Il peut arriver que les plus fervents sectateurs du roman perdent la foi. Et si la littérature en avait pour de bon fini avec la fiction ? Et si celle-ci n’était plus capable de métaboliser le monde et son chaos, de leur donner une forme ? Si l’omniprésence des écrans de toute sorte avait reconfiguré nos cerveaux et mis à mal la disponibilité mentale exigée par la lecture d’un roman ? Sans parler du règne des séries, dont certaines sont dotées d’une ahurissante qualité narrative, qui a peut-être déplacé nos attentes…
Faudrait-il, alors, se résoudre à un rétrécissement des imaginaires, du côté des auteurs comme des lecteurs, et admettre que le plus intéressant de l’actualité éditoriale soit à chercher du côté des récits de soi, exofictions et autres enquêtes littéraires, en tout cas de cette non-fiction toujours plus hégémonique en librairie ?

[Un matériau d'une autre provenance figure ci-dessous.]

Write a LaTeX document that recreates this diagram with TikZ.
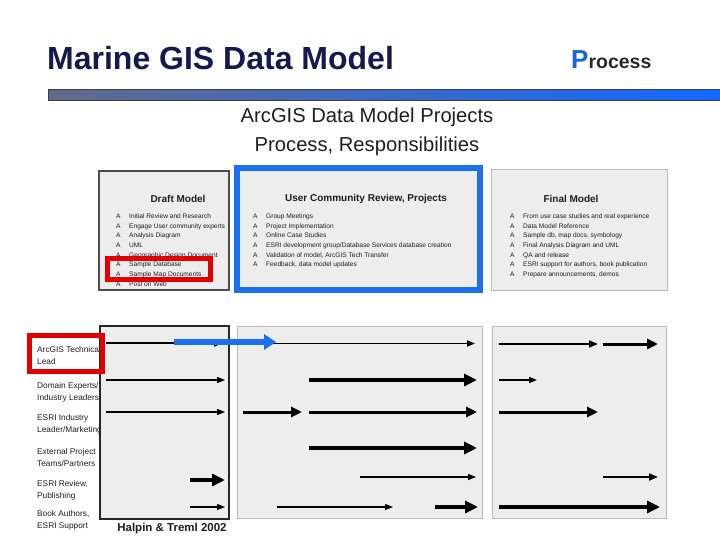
\documentclass[tikz,border=0pt]{standalone}
\usepackage{fontspec}
\setmainfont{Liberation Sans}
\usepackage{tikz}
\usepackage{xcolor}
\usetikzlibrary{arrows.meta}

\definecolor{titlenavy}{RGB}{18,26,78}
\definecolor{procblue}{RGB}{22,100,225}
\definecolor{procgray}{RGB}{40,40,40}
\definecolor{barleft}{RGB}{98,106,138}
\definecolor{barright}{RGB}{18,104,255}
\definecolor{panelgray}{RGB}{237,237,237}
\definecolor{panelline}{RGB}{185,185,185}
\definecolor{hiblue}{RGB}{26,112,238}
\definecolor{hired}{RGB}{228,0,0}
\definecolor{inkgray}{RGB}{30,30,30}

\newcommand{\itemmark}{\makebox[13pt][l]{A}}

\tikzset{
  panel/.style={fill=panelgray, draw=panelline, line width=1pt},
  hd/.style={inner sep=0, text=inkgray, font=\bfseries\fontsize{10}{10}\selectfont},
  itemlist/.style={anchor=north west, align=left, inner sep=0, text=inkgray, font=\fontsize{6.6}{9.7}\selectfont},
  role/.style={anchor=north west, align=left, inner sep=0, text=inkgray, font=\fontsize{8.3}{12}\selectfont},
  arrA/.style={line width=1.1pt, -{Triangle[length=8pt, width=6pt]}},
  arrB/.style={line width=2pt, -{Triangle[length=9pt, width=7pt]}},
  arrC/.style={line width=3pt, -{Triangle[length=11pt, width=10pt]}},
  arrD/.style={line width=4.5pt, -{Triangle[length=13pt, width=12pt]}},
  hibox/.style={draw=hired, line width=5pt}
}

\begin{document}
\begin{tikzpicture}[x=1pt, y=-1pt]
  \useasboundingbox (0,0) rectangle (720,540);

  % header
  \node (title) [anchor=west, inner sep=0, text=titlenavy, font=\bfseries\fontsize{32}{32}\selectfont] at (47,58) {Marine GIS Data Model};
  \node (proc) [anchor=base west, inner sep=0, font=\bfseries] at (571,69) {{\color{procblue}\fontsize{26}{26}\selectfont P}{\color{procgray}\fontsize{19.5}{19.5}\selectfont rocess}};
  \shade[left color=barleft, right color=barright] (48,90) rectangle (720,101);
  \draw[line width=1pt, draw=black!75] (720,90) -- (48,90) -- (48,101) -- (720,101);

  \node (subtitle) [align=center, inner sep=0, text=inkgray, font=\fontsize{20.2}{29}\selectfont] at (367,132) {ArcGIS Data Model Projects\\Process, Responsibilities};

  % upper panels
  \draw[panel, draw=black!70, line width=1.5pt] (99,171) rectangle (229,290);
  \draw[panel, draw=hiblue, line width=6pt] (237,168) rectangle (480,290);
  \draw[panel] (491,170) rectangle (667,290);

  \node (drafthd) [hd] at (178,199) {Draft Model};
  \node (userhd) [hd] at (366,199) {User Community Review, Projects};
  \node (finalhd) [hd] at (571,199) {Final Model};

  \node (draftlist) [itemlist] at (116,213.5) {\itemmark Initial Review and Research\\
    \itemmark Engage User community experts\\
    \itemmark Analysis Diagram\\
    \itemmark UML\\
    \itemmark Geographic Design Document\\
    \itemmark Sample Database\\
    \itemmark Sample Map Documents\\
    \itemmark Post on Web};
  \node (userlist) [itemlist] at (253,213.5) {\itemmark Group Meetings\\
    \itemmark Project Implementation\\
    \itemmark Online Case Studies\\
    \itemmark ESRI development group/Database Services database creation\\
    \itemmark Validation of model, ArcGIS Tech Transfer\\
    \itemmark Feedback, data model updates};
  \node (finallist) [itemlist] at (510,213.5) {\itemmark From use case studies and real experience\\
    \itemmark Data Model Reference\\
    \itemmark Sample db, map docs, symbology\\
    \itemmark Final Analysis Diagram and UML\\
    \itemmark QA and release\\
    \itemmark ESRI support for authors, book publication\\
    \itemmark Prepare announcements, demos};

  \draw[hibox] (107.5,258) rectangle (210.5,279.5);

  % roles
  \node (techlead) [role] at (37,346) {ArcGIS Technical\\Lead};
  \node (domain) [role] at (37,382) {Domain Experts/\\Industry Leaders};
  \node (industry) [role] at (37,414) {ESRI Industry\\Leader/Marketing};
  \node (external) [role] at (37,448) {External Project\\Teams/Partners};
  \node (review) [role] at (37,480) {ESRI Review,\\Publishing};
  \node (authors) [role] at (37,510) {Book Authors,\\ESRI Support};

  % lower panels
  \draw[panel, draw=black!85, line width=1.5pt] (100,326) rectangle (229,519);
  \draw[panel] (237,326) rectangle (482,518);
  \draw[panel] (492,326) rectangle (666,518);

  \node (credit) [inner sep=0, text=inkgray, font=\bfseries\fontsize{11.5}{12}\selectfont] at (172,529) {Halpin \& Treml 2002};

  \draw
  (106,343) edge[arrB] (223,343)
  (106,380) edge[arrA] (225,380)
  (106,412) edge[arrA] (225,412)
  (190,480) edge[arrD] (225,480)
  (190,507) edge[arrA] (225,507)

  (270,343.5) edge[arrA, line width=1.5pt] (475,343.5)
  (309,380) edge[arrD] (477,380)
  (243,412) edge[arrC] (302,412)
  (309,412) edge[arrC] (477,412)
  (309,448) edge[arrD] (477,448)
  (360,477) edge[arrA] (476,477)
  (277,507) edge[arrA] (393,507)
  (435,507) edge[arrD] (478,507)

  (499,344) edge[arrB] (598,344)
  (603,344) edge[arrC] (658,344)
  (499,380) edge[arrA, line width=1.5pt] (537,380)
  (499,412) edge[arrC] (598,412)
  (603,477) edge[arrB] (658,477)
  (499,507) edge[arrD] (660,507);

  \draw[hiblue, line width=5.5pt, -{Triangle[length=12pt, width=15pt]}] (174,342) -- (276,342);
  \draw[hibox] (29.5,335.5) rectangle (102.5,371.5);
\end{tikzpicture}
\end{document}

La plupart du temps, ces questions résonnent dans un vide qui ressemble à un début de confirmation. Et puis, de loin en loin, un texte déboule et vient mettre à bas ces doutes dans un fracassant éclat de rire. Bien-être, de Nathan Hill, est de ces restaurateurs de la foi. Le roman n’est pas mort, il peut garder intactes sa puissance et sa vitalité, sa capacité à parler de chacun, à dire les tremblements d’une époque, à maintenir le lecteur loin de ses notifications en tout genre : c’est ce que vient démontrer avec panache le deuxième livre de l’écrivain américain né en 1975.
Les admirateurs du précédent, le prodigieux Les Fantômes du vieux pays (Gallimard, 2017), l’attendaient en trépignant depuis sept ans. Sacré à l’époque « meilleur nouvel auteur américain de fiction » par John Irving, Nathan Hill confirme haut la main sa place d’héritier de celui-ci. Conteur virtuose et généreux, il met son talent au service d’un ample texte – près de 700 pages sous la toise – qui excelle à faire rire le lecteur comme à lui piétiner le cœur et à l’instruire sur le monde dans lequel il vit. Il y est autant question d’amour que d’algorithmes, de polarisation politique que de la manie de quantifier nos pas, des paysages américains que de pensée positive, de fake news et d’éducation.
Bien-être multiplie les allers-retours dans le temps. On y suit un couple, Jack et Elizabeth, de leur rencontre aux allures de comédie romantique, à Chicago, dans les années 1990, jusqu’à 2014, et leurs difficultés de quadragénaires parents d’un jeune enfant, plus tout à fait sûrs de ce qu’ils font ensemble – enfin, c’est Elizabeth, surtout, qui s’interroge. Le roman remonte dans leur histoire commune, mais aussi dans leurs enfances solitaires et malheureuses, chacun à un bout du pays et de l’échiquier social.